Anne’s Eureka moment came in the spring of 1999 on a highway on the Olympic Peninsula in Washington State as she drove to her step-daughter’s high school graduation with husband, Mark Davis (currently an engineer at Google). They were knocking ideas back and forth, and somehow found their way to medieval literature. It was then that Davis hit upon the word troll: the man who hides under the bridge that he has not built to demand a fee from whoever wants to cross. It was perfect and Anne lobbied Detkin and others to that effect. They agreed and she won her dinner.

The rest, of course is history. Patent troll very quickly entered the lexicon and continues to be widely used to this day – although, ironically, it is a term that Intel itself now no longer employs as the company believes that it is too broad and is called upon to describe some mainstream and inoffensive (to them at least) business models.

In the great scheme of things, I suppose, this is not a big story. But why shouldn’t Anne and Mark get the credit they deserve? Whether you like it or not, the term patent troll has proved to be immensely powerful. It is used across the world by media commentators, politicians, attorneys, judges and anyone else who has even a passing interest in IP. Peter Detkin understood the need for an immediately accessible way to describe what Intel and others were up against, he realised Anne had put a winner in front of him and he helped to get patent troll out there and in use. But he did not coin the term. Anne Gundelfinger and Mark Davis did. It would be nice to think that from now on they will get the recognition that is clearly due to them.

STOP PRESS: I received the following note from Peter Detkin about his recollections of how the “patent troll” term was developed at Intel:

Joff – it was interesting to read another account of the birth of the “patent troll”. I had heard the story about the video with the patent troll, but this is the first I’ve heard of Anne’s claims. I *knew* I should have filed for the rights on the phrase a decade ago – would have put the issue to bed… 

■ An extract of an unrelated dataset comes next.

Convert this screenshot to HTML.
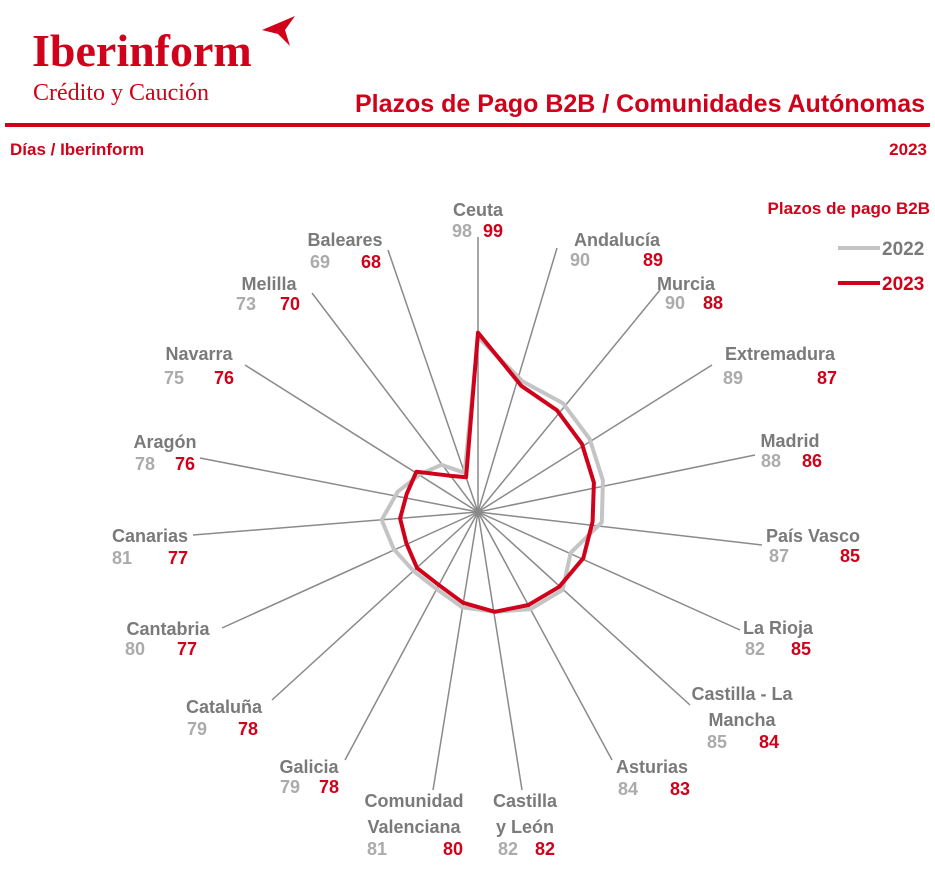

My recollection of the events is only slightly different. The competition part is true (I’ve told that story before), but Anne forgets what inspired the competition – the libel suit from Ray Niro (in Illinois state court) after I was quoted in the press calling him a patent extortionist. Barrett (not Grove - he had nothing to do with it) didn’t like having the issue played out in the press, and demanded I come up with a different name [editor's note - Craig Barrett is now chairman of the Intel board, previously he was the company's president and then CEO]. Not sure what Ron Epstein is cited for – he reported to me, but had nothing to do with it (BTW, my title at the time was Vice President, Assistant General Counsel, not Director of Litigation. I was in charge of Licensing, Competition/Antitrust and Patents as well as Litigation at the time).

It is true that discussions I had with Anne led to the final decision, and that I probably gave her the prize (would not have looked good to keep it myself!), but I never heard anything about her “Eureka moment” or discussions with her husband. I recall sitting in my cubicle discussing with her various suggestions that had been made, but remember telling her that I particularly liked the “troll” phrase and I pointed to the blue-haired doll that I had on my desk (that my then-young daughter had left after a visit). We discussed the origins (primarily “Billy Goats Gruff”, at the time one of my daughter’s favorite tales), and I decided to go with it.

BTW, I still have the original troll that was the inspiration (the doll, not Ray Niro) in my office.

Peter D.

So, apologies for getting the names of some of the people involved wrong and for confusing job titles. However, I hope that Peter’s confirmation of Anne Gundelfinger’s role in the development of the “patent troll” term wins her the recognition she deserves; not forgetting her husband, Mike Davis, of course.

Anyway, as I said before, this is not a huge story in the great scheme of things. And it is one that I am now putting to bed.